Moreover it is a sign of discipline to stick to a set approach to risk, just as it is to stick to a set strategy and not trade on a whim.
Learn to Take Losses
Bruce Kovner once said “If you personalize losses, you can’t trade.”
This is very true and goes to the heart of being a disciplined trader. It is also perhaps the hardest thing to do, as naturally we can become emotional about losing trades and blame ourselves.
If you want to remain disciplined though you have to learn to take the losses and not beat yourself up over them. Sometimes the market moves against you for no apparent reason and at other times it can be due to unexpected news.
Becoming detached from losing trades and just moving on to the next one is a difficult skill to master, but again if you can do it you will be well ahead of most traders.

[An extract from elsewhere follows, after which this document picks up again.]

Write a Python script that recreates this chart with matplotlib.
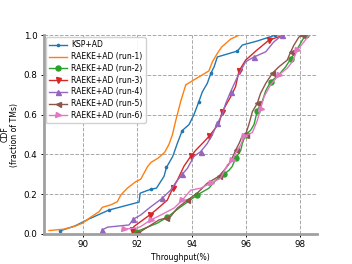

Stick to your process and don’t get phased by a loss. If you are following the advice above regarding sticking to bank management then a single loss or even a few losses shouldn’t impact you much at all.
Conclusion – Changing Habits Can Yield Big Results
Talk about being more disciplined as a trader can sound boring or the sort of thing that everyone would agree with in principle so not much thought is given to it.
However, it is crucial to success in trading and very few traders actually take steps to improve their discipline.
Changing a few habits though – such as those listed above – can yield big results. Think of it like running a business: you wouldn’t go wasting money willy-nilly or without planning (or if you did you wouldn’t be in business long). Spending would be done carefully and in accordance with a business plan.
If you consider your trading in that way and take a professional approach you will go a long way to improving your trading. Think to yourself “is this how a professional would trade” and if not, look to improve your habits.
Good luck with your trading and we hope this guide has been helpful.